In 1998, after the signing of the Good Friday accord in Belfast, which promised a power-sharing executive to include all the elected Northern Ireland parties, Seamus Mallon, deputy leader of the SDLP memorably referred to the deal, as ‘Sunningdale for slow learners’. Those of a certain age nodded sagely in agreement and chuckled knowledgeably at his phrasemaking abilities, while many more, particularly in the Republic, wondered why Seamus had invoked a posh English golf course in the context of the Belfast Agreement.
But they probably got distracted by the sheer joy of the complexities of the previously unheard of d’Hondt method of ministerial selection and just put it all down to Mr. Mallon’s legendary fondness for the game of golf.
But the soon-to-be Deputy First Minister didn’t actually have a sporting context in mind at all. He was referring to the December 1973 Sunningdale agreement which, lo and behold had established … a power sharing executive, almost a quarter of a century before the Good Friday deal.
The background to Sunningdale was the attempt by the British government to end direct rule of Northern Ireland from London. The Stormont Parliament, established under the 1920 Government of Ireland Act, had been suspended on 30 March 1972. That institution had almost, but not quite, been described by Sir James Craig- first Northern Prime Minister – as ‘A Protestant parliament for a Protestant people’. So it wasn’t greatly missed by Northern nationalists.
In March 1973 elections took place for a new Northern Ireland assembly and this was followed by negotiations between the SDLP and a divided Ulster Unionist party with a view to forming a power-sharing executive and bring about the ending of direct rule. In November, the UUP leader, Brian Faulkner, agreed to take his increasingly fractious party into government with the SDLP, under Gerry Fitt, and the Alliance party, led by Oliver Napier.

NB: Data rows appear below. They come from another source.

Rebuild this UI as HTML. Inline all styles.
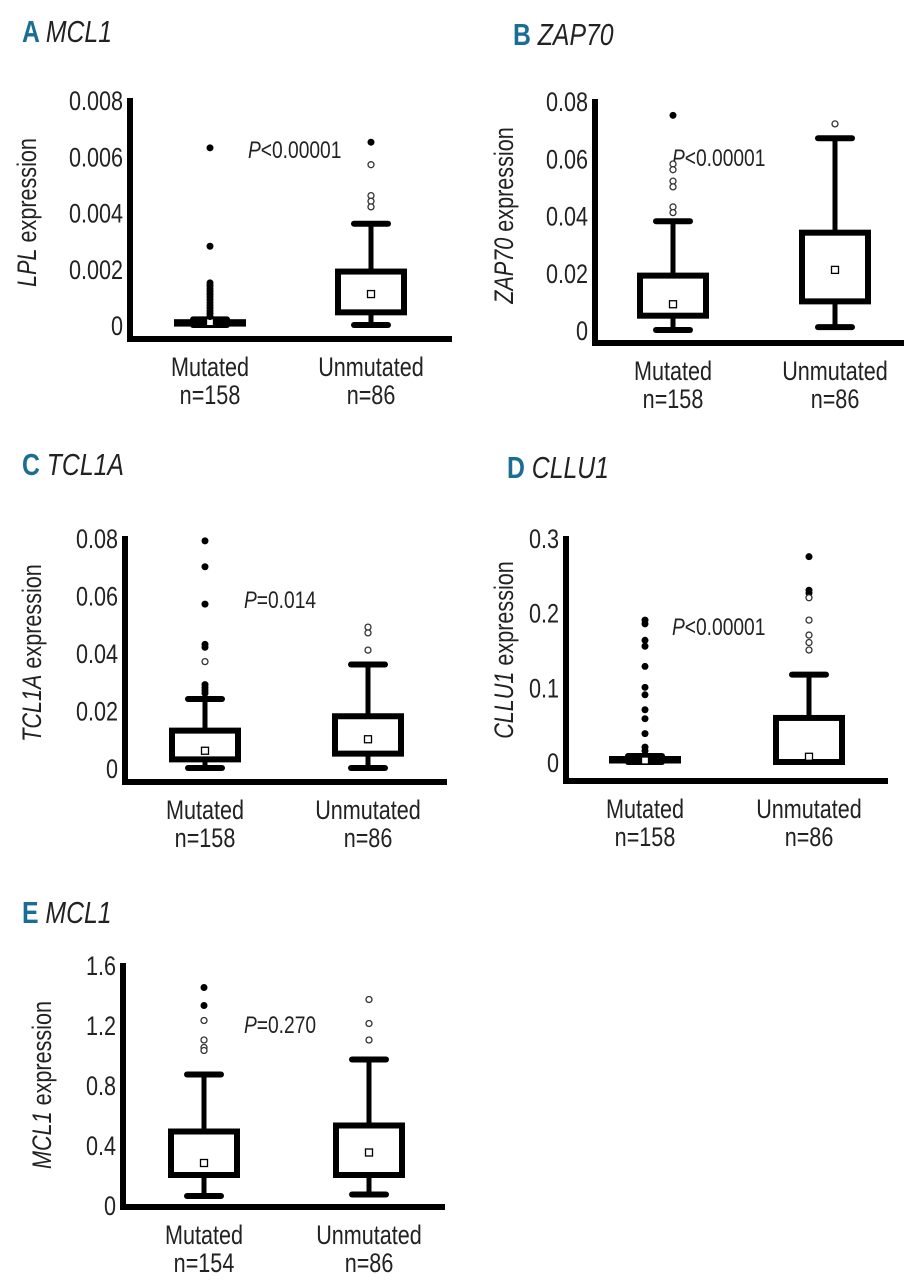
<!DOCTYPE html>
<html><head><meta charset="utf-8">
<style>
body{margin:0;background:#fff;}
svg{display:block;font-family:"Liberation Sans",sans-serif;}
</style></head>
<body>
<svg id="fig" width="904" height="1280" viewBox="0 0 904 1280" xmlns="http://www.w3.org/2000/svg"></svg>
<script>
// ---- data ----
const groups = ["Mutated","Unmutated"];
const aTicks = ["0","0.002","0.004","0.006","0.008"];
const aTickVals = [0,0.002,0.004,0.006,0.008];
const aBoxes = [[0,0.00005,0.0001,0.0001,0.0002],[0,0.00045,0.0011,0.0019,0.0036]]; // lo,q1,mean,q3,hi
const aFilled = [[0.0063,0.0028,0.0015,0.0014,0.0013,0.0012,0.0011,0.001,0.0009,0.0008,0.0007,0.0006,0.0005,0.0004,0.0003],[0.0065]];
const aOpen = [[],[0.0057,0.0046,0.0044,0.0042]];
const aN = ["n=158","n=86"];

const bTicks = ["0","0.02","0.04","0.06","0.08"];
const bTickVals = [0,0.02,0.04,0.06,0.08];
const bBoxes = [[0,0.005,0.009,0.019,0.038],[0.001,0.01,0.021,0.034,0.067]];
const bFilled = [[0.075],[]];
const bOpen = [[0.058,0.056,0.052,0.05,0.043,0.041],[0.072]];
const bN = ["n=158","n=86"];

const cTicks = ["0","0.02","0.04","0.06","0.08"];
const cTickVals = [0,0.02,0.04,0.06,0.08];
const cBoxes = [[0,0.003,0.006,0.013,0.024],[0,0.005,0.01,0.018,0.036]];
const cFilled = [[0.079,0.07,0.057,0.043,0.042,0.029,0.028,0.027,0.026],[]];
const cOpen = [[0.037],[0.049,0.047,0.041]];
const cN = ["n=158","n=86"];

const dTicks = ["0","0.1","0.2","0.3"];
const dTickVals = [0,0.1,0.2,0.3];
const dBoxes = [[0,0.002,0.002,0.004,0.008],[0,0,0.007,0.059,0.117]];
const dFilled = [[0.19,0.185,0.163,0.155,0.128,0.1,0.09,0.07,0.058,0.038,0.02,0.015],[0.275,0.23,0.226]];
const dOpen = [[],[0.22,0.19,0.17,0.16,0.15]];
const dN = ["n=158","n=86"];

const eTicks = ["0","0.4","0.8","1.2","1.6"];
const eTickVals = [0,0.4,0.8,1.2,1.6];
const eBoxes = [[0.06,0.2,0.28,0.49,0.87],[0.07,0.2,0.35,0.53,0.97]];
const eFilled = [[1.45,1.33],[]];
const eOpen = [[1.23,1.1,1.05,1.03],[1.37,1.21,1.1]];
const eN = ["n=154","n=86"];

const NS="http://www.w3.org/2000/svg";
const svg=document.getElementById('fig');
const SX=0.8;
function mk(tag,attrs,parent,txt){const e=document.createElementNS(NS,tag);for(const k in attrs)e.setAttribute(k,attrs[k]);if(txt!==undefined)e.textContent=txt;(parent||svg).appendChild(e);return e;}
function ctext(parent,x,y,size,anchor,content,rot){
  const tr=rot?`translate(${x},${y}) rotate(-90) scale(${SX},1)`:`translate(${x},${y}) scale(${SX},1)`;
  return mk('text',{transform:tr,x:0,y:0,'font-size':size,'text-anchor':anchor,fill:'#222'},parent,content);
}

function panel(cfg){
  const g=mk('g',{});
  
  
  const y=v=>cfg.y0+(v-cfg.vmin)/(cfg.vmax-cfg.vmin)*(cfg.y1-cfg.y0);
  // title
  const t=ctext(g,cfg.tx,cfg.ty,31,'start');
  
  
  mk('tspan',{fill:'#1a6e96','font-weight':'bold'},t,cfg.id+' ');
  mk('tspan',{'font-style':'italic',fill:'#222'},t,cfg.gene);
  // axes
  const ya=mk('line',{x1:cfg.ax,y1:y(cfg.vmax)-2,x2:cfg.ax,y2:cfg.xaxY,stroke:'#000','stroke-width':6},g);
  
  
  const xa=mk('line',{x1:cfg.ax-3,y1:cfg.xaxY,x2:cfg.ax+322,y2:cfg.xaxY,stroke:'#000','stroke-width':6},g);
  
  
  cfg.tickVals.forEach((v,i)=>{
    const tl=ctext(g,cfg.ax-7,y(v)+10,27,'end',cfg.ticks[i]);
    
    
  });
  const yt=ctext(g,cfg.ax-cfg.ylOff,(y(cfg.vmax)+y(cfg.vmin))/2,27,'middle',undefined,true);
  
  
  mk('tspan',{'font-style':'italic'},yt,cfg.ylab);
  mk('tspan',{},yt,' expression');
  const p=ctext(g,cfg.px,cfg.py,24,'start');
  
  
  mk('tspan',{'font-style':'italic'},p,'P');
  mk('tspan',{},p,cfg.ptxt);
  groups.forEach((gn,i)=>{
    const cx=cfg.cx[i], b=cfg.boxes[i], hw=33, cw=17;
    const wl=mk('line',{x1:cx,y1:y(b[0]),x2:cx,y2:y(b[4]),stroke:'#000','stroke-width':5},g);
    
    
    [b[0],b[4]].forEach(v=>{
      const c=mk('line',{x1:cx-cw,y1:y(v),x2:cx+cw,y2:y(v),stroke:'#000','stroke-width':6,'stroke-linecap':'round'},g);
      
      
    });
    const top=y(b[3]),bot=y(b[1]);
    const r=mk('rect',{x:cx-hw,y:top,width:2*hw,height:Math.max(bot-top,1),fill:'#fff',stroke:'#000','stroke-width':6},g);
    
    
    const m=mk('rect',{x:cx-3.5,y:y(b[2])-3.5,width:7,height:7,fill:'#fff',stroke:'#000','stroke-width':1.3},g);
    
    
    cfg.filled[i].forEach(v=>{
      const d=mk('circle',{cx:cx,cy:y(v),r:3.5,fill:'#000'},g);
      
      
    });
    cfg.open[i].forEach(v=>{
      const d=mk('circle',{cx:cx,cy:y(v),r:3,fill:'#fff',stroke:'#333','stroke-width':1.3},g);
      
      
    });
    const gl=ctext(g,cx,cfg.xaxY+37,27,'middle',gn);
    
    
    const nl=ctext(g,cx,cfg.xaxY+65,27,'middle',cfg.n[i]);
    
    
  });
}

panel({id:'A',gene:'MCL1',tx:22,ty:42,ax:130,y0:325,y1:100,vmin:0,vmax:0.008,xaxY:339,cx:[210,371],ticks:aTicks,tickVals:aTickVals,boxes:aBoxes,filled:aFilled,open:aOpen,n:aN,ylab:'LPL',ylOff:94,px:248,py:158,ptxt:'<0.00001'});
panel({id:'B',gene:'ZAP70',tx:513,ty:45,ax:595,y0:330,y1:101,vmin:0,vmax:0.08,xaxY:343,cx:[673,835],ticks:bTicks,tickVals:bTickVals,boxes:bBoxes,filled:bFilled,open:bOpen,n:bN,ylab:'ZAP70',ylOff:82,px:672,py:166,ptxt:'<0.00001'});
panel({id:'C',gene:'TCL1A',tx:22,ty:475,ax:125,y0:768,y1:538,vmin:0,vmax:0.08,xaxY:782,cx:[205,368],ticks:cTicks,tickVals:cTickVals,boxes:cBoxes,filled:cFilled,open:cOpen,n:cN,ylab:'TCL1A',ylOff:84,px:244,py:608,ptxt:'=0.014'});
panel({id:'D',gene:'CLLU1',tx:507,ty:478,ax:566,y0:762,y1:538,vmin:0,vmax:0.3,xaxY:781,cx:[645,809],ticks:dTicks,tickVals:dTickVals,boxes:dBoxes,filled:dFilled,open:dOpen,n:dN,ylab:'CLLU1',ylOff:53,px:672,py:635,ptxt:'<0.00001'});
panel({id:'E',gene:'MCL1',tx:22,ty:923,ax:123,y0:1205,y1:965,vmin:0,vmax:1.6,xaxY:1207,cx:[204,369],ticks:eTicks,tickVals:eTickVals,boxes:eBoxes,filled:eFilled,open:eOpen,n:eN,ylab:'MCL1',ylOff:72,px:244,py:1033,ptxt:'=0.270'});
</script>
</body></html>
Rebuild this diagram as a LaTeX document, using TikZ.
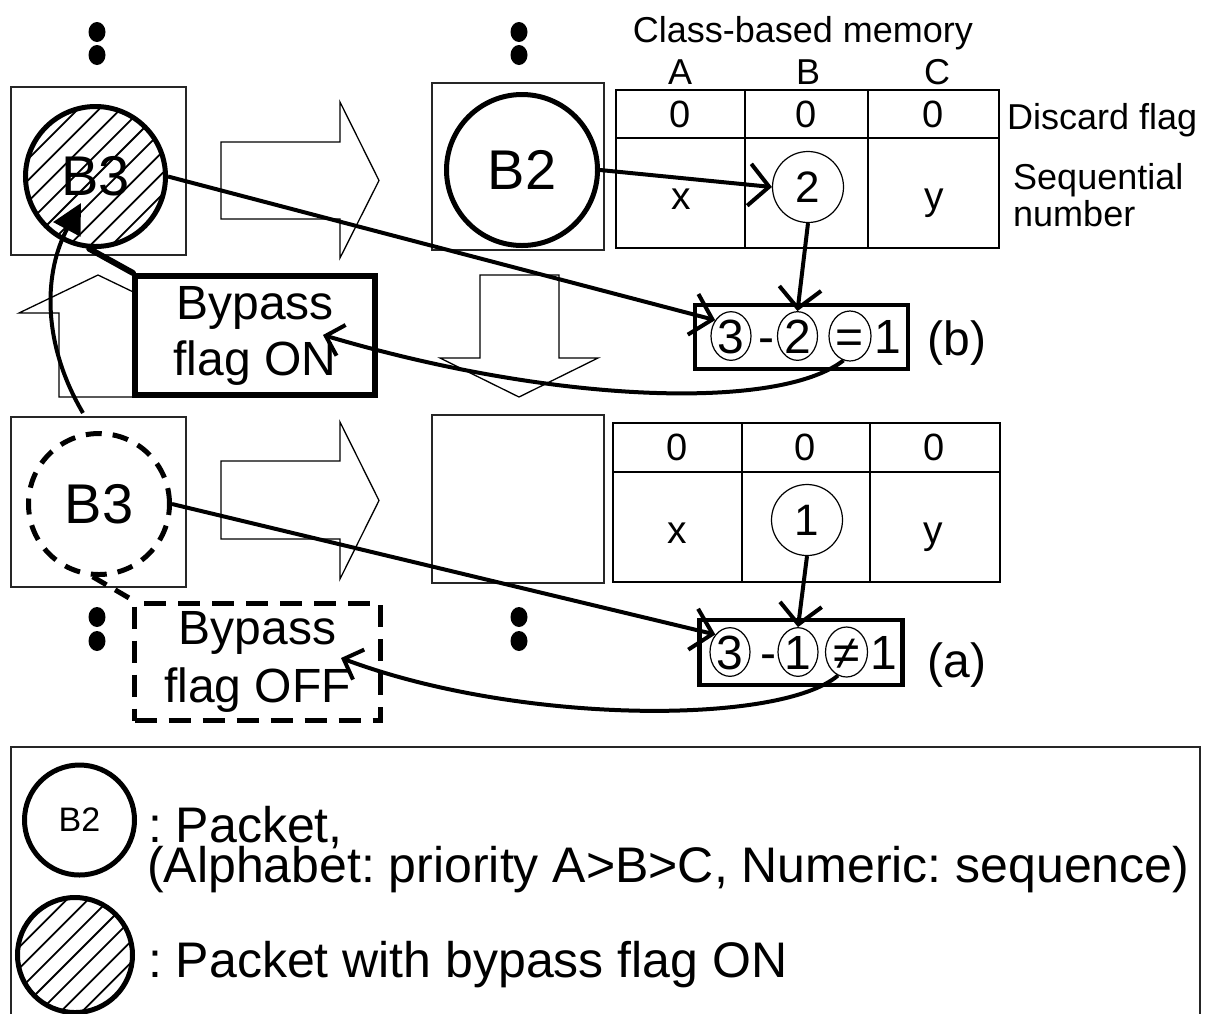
\documentclass[tikz,border=0pt]{standalone}
\usepackage{fontspec}
\setmainfont{Liberation Sans}
\usetikzlibrary{arrows.meta,shapes.geometric}
\frenchspacing
\tikzset{
  fs/.style={font=\fontsize{#1}{#1}\selectfont},
  thinbox/.style={draw=black!85, line width=1.5pt},
  tbl/.style={draw=black, line width=2pt},
  blockarrow/.style={draw=black, line width=1.3pt, fill=white, line join=miter},
  pkt/.style={circle, draw, line width=5pt, fill=white},
  numc/.style={ellipse, draw, line width=1.2pt},
  eqc/.style={numc, minimum width=40pt, minimum height=48pt, fs=48, text height=34.4pt, text depth=0pt},
  hatchl/.style={line width=1.8pt},
  conn/.style={line width=4pt, -{Straight Barb[length=20pt,width=42pt]}},
  conns/.style={line width=4pt, -{Straight Barb[length=16pt,width=32pt]}},
  dotf/.style={fill=black},
}
\begin{document}
\begin{tikzpicture}[x=1pt,y=-1pt, every node/.style={inner sep=0pt}]
\useasboundingbox (0,0) rectangle (1206,1013);

% dots
\foreach \px/\py in {97/32,97/55,519/32,519/55,97/617,97/641,519/617,519/641}
  \fill[dotf] (\px,\py) ellipse [x radius=8.5pt, y radius=10pt];

% block arrows
\draw[blockarrow] (221,142) -- (340,142) -- (340,102) -- (379,180.5) -- (340,258) -- (340,219) -- (221,219) -- cycle;
\draw[blockarrow] (221,461) -- (340,461) -- (340,422) -- (379,500.5) -- (340,579) -- (340,539) -- (221,539) -- cycle;
\draw[blockarrow] (59,397) -- (59,313) -- (19,313) -- (98,275) -- (177,313) -- (137,313) -- (137,397) -- cycle;
\draw[blockarrow] (480,275) -- (559,275) -- (559,358) -- (598,358) -- (519,397) -- (440,358) -- (480,358) -- cycle;

% packet boxes
\node[thinbox, minimum width=175pt, minimum height=168pt] (tlbox) at (98.5,171) {};
\node[thinbox, minimum width=172pt, minimum height=167pt] (tmbox) at (518,166.5) {};
\node[thinbox, minimum width=175pt, minimum height=170pt] (blbox) at (98.5,502) {};
\node[thinbox, minimum width=172pt, minimum height=168pt] (bmbox) at (518,499) {};

% legend box
\draw[thinbox] (11,1040) -- (11,747) -- (1200,747) -- (1200,1040);

% class-based memory tables
\node[fs=36, anchor=base] (cbm) at (803,42) {Class-based memory};
\node[fs=36, anchor=base] (hA) at (680,84) {A};
\node[fs=36, anchor=base] (hB) at (808,84) {B};
\node[fs=36, anchor=base] (hC) at (937,84) {C};
\draw[tbl] (616,90) rectangle (999,248);
\draw[tbl] (616,138) -- (999,138);
\draw[tbl] (745,90) -- (745,248);
\draw[tbl] (868,90) -- (868,248);
\node[fs=38, anchor=base] (t0a) at (680.5,127) {0};
\node[fs=38, anchor=base] (t0b) at (806.5,127) {0};
\node[fs=38, anchor=base] (t0c) at (933.5,127) {0};
\node[fs=39, anchor=base] (tx) at (681,209) {x};
\node[fs=39, anchor=base] (ty) at (934,209) {y};
\node[numc, minimum size=71pt, fs=44] (c2) at (808,187) {2};

\draw[tbl] (613,423) rectangle (1000,582);
\draw[tbl] (613,472) -- (1000,472);
\draw[tbl] (742,423) -- (742,582);
\draw[tbl] (870,423) -- (870,582);
\node[fs=38, anchor=base] (u0a) at (677,460) {0};
\node[fs=38, anchor=base] (u0b) at (805,460) {0};
\node[fs=38, anchor=base] (u0c) at (934,460) {0};
\node[fs=39, anchor=base] (ux) at (677,543) {x};
\node[fs=39, anchor=base] (uy) at (933,543) {y};
\node[numc, minimum size=71pt, fs=44] (c1) at (807,520) {1};

\node[fs=36, anchor=base west] (disc) at (1007,129) {Discard flag};
\node[fs=36, anchor=base west] (seq1) at (1013,189) {Sequential};
\node[fs=36, anchor=base west] (seq2) at (1013,226) {number};

% packets
\node[pkt, minimum size=140pt, fs=56] (hb3) at (95.5,176.5) {B3};
\begin{scope}[shift={(95.5,176.5)}]
  \clip (0,0) circle[radius=70pt];
  \foreach \k in {0,...,14} \draw[hatchl] (\k*21.2-258.4,110) -- ++(220,-220);
\end{scope}
\node[pkt, minimum size=151pt, fs=56] (pb2) at (522,170) {B2};
\node[pkt, dash pattern=on 16pt off 11pt, minimum size=141pt, fs=56] (db3) at (99,504) {B3};

% bypass boxes
\draw[line width=6pt, line cap=round] (hb3.265) -- (133,273);
\node[draw, line width=6pt, fill=white, minimum width=240pt, minimum height=119pt, align=center, font=\fontsize{48}{56}\selectfont] (onbox) at (255,335.5) {Bypass\\flag ON};
\draw[line width=5pt, dash pattern=on 16pt off 10pt] (db3.265) -- (136,602);
\node[draw, line width=5pt, dash pattern=on 22pt off 12pt, fill=white, minimum width=246pt, minimum height=117pt, align=center, font=\fontsize{48}{58}\selectfont] (offbox) at (257.5,662) {Bypass\\flag OFF};

% equation box (b)
\node[draw, line width=4.5pt, minimum width=213pt, minimum height=64pt] (bbox) at (801.5,337) {};
\node[eqc] (b3) at (731,336) {3};
\node[fs=48, anchor=base] (bminus) at (766,353) {-};
\node[eqc] (b2) at (797.5,336) {2};
\node[eqc, minimum width=42pt, minimum height=50pt] (beq) at (850,336) {=};
\node[fs=48, anchor=base] (bone) at (888,353) {1};
\node[fs=48, anchor=base] (blab) at (957,355) {(b)};

% equation box (a)
\node[draw, line width=4.5pt, minimum width=203pt, minimum height=65pt] (abox) at (801,652.5) {};
\node[eqc] (a3) at (730,652) {3};
\node[fs=48, anchor=base] (aminus) at (768,669) {-};
\node[eqc] (a1) at (798,652) {1};
\node[eqc, minimum width=42pt, minimum height=50pt] (aneq) at (846.5,652) {≠};
\node[fs=48, anchor=base] (aone) at (884,669) {1};
\node[fs=48, anchor=base] (alab) at (957,677) {(a)};

% legend
\node[pkt, minimum size=110pt, fs=34] (lgb2) at (79.5,820) {B2};
\node[pkt, minimum size=115pt] (lghb) at (75,955) {};
\begin{scope}[shift={(75,955)}]
  \clip (0,0) circle[radius=57.5pt];
  \foreach \k in {0,...,14} \draw[hatchl] (\k*21.2-258.4,110) -- ++(220,-220);
\end{scope}
\node[fs=50, anchor=base west] (lg1) at (148,842) {: Packet,};
\node[fs=50, anchor=base west] (lg2) at (147,882) {(Alphabet: priority A>B>C, Numeric: sequence)};
\node[fs=50, anchor=base west] (lg3) at (148,977) {: Packet with bypass flag ON};

% connectors
\coordinate (onTip) at (323,335);
\coordinate (offTip) at (341,658);
\coordinate (upStart) at (83,413);
\coordinate (upTip) at (81,203);
\draw[conn] (pb2.east) -- (c2.west);
\draw[conn] (c2.south) -- (b2.north);
\draw[conn] (hb3.east) -- (b3.135);
\draw[conn] (c1.south) -- (a1.north);
\draw[conn] (db3.east) -- (a3.130);
\draw[conns] (beq.255) .. controls (780,410) and (560,405) .. (onTip);
\draw[conns] (aneq.250) .. controls (780,725) and (520,725) .. (offTip);
\draw[line width=4pt, -{Triangle[length=30pt,width=30pt]}] (upStart) .. controls (40,340) and (45,270) .. (upTip);
\end{tikzpicture}
\end{document}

The next step was the negotiation of a North-South arrangement, with the formation of a Council of Ireland that had actually been envisaged by the 1920 Government of Ireland Act, but had never come to pass. Talks were held in the Berkshire town of Sunningdale, which does indeed have a championship golf course. This led to the establishment of a cross-border Council which would include a 60 member North-South Assembly and would have 32 county responsibility for ‘tourism, conservation and animal health.’ But the right wing of the Ulster Unionist party wasn’t even prepared to countenance ‘Rome rule’ over hotels, exhaust fumes and deadly clostridial diseases and the day after the agreement was signed by British Prime Minister Edward Heath and Taoiseach Liam Cosgrave all hell broke loose.
In January 1974 Brian Faulkner was forced to resign as UUP leader but remained in position as Prime Minister at the head of the executive. In May of that year loyalist opponents of the deal formed the Ulster Worker’s Council and called a general strike. This was seen at its most effective in the closing down of the main Northern Ireland power station in Ballylumford. A 1974 poll, which helped shepherd the power-sharing executive towards oblivion, included the use of an election poster bearing the pithy slogan ‘Dublin is just a Sunningdale away – vote Unionist’
The Executive collapsed on 28 May 1974 and Sunningdale returned to being the home of two picturesque 18 hole parkland golf courses.
It took almost twenty-five years and three thousand deaths for the Good Friday agreement – the grown-up big sister of the infant casualty Sunningdale – to start to bring an end to the politics of violence in Northern Ireland. Something which, of course, it has yet to achieve completely.
The Sunningdale agreement – which promised much but delivered little – was signed forty-three years ago, on this day.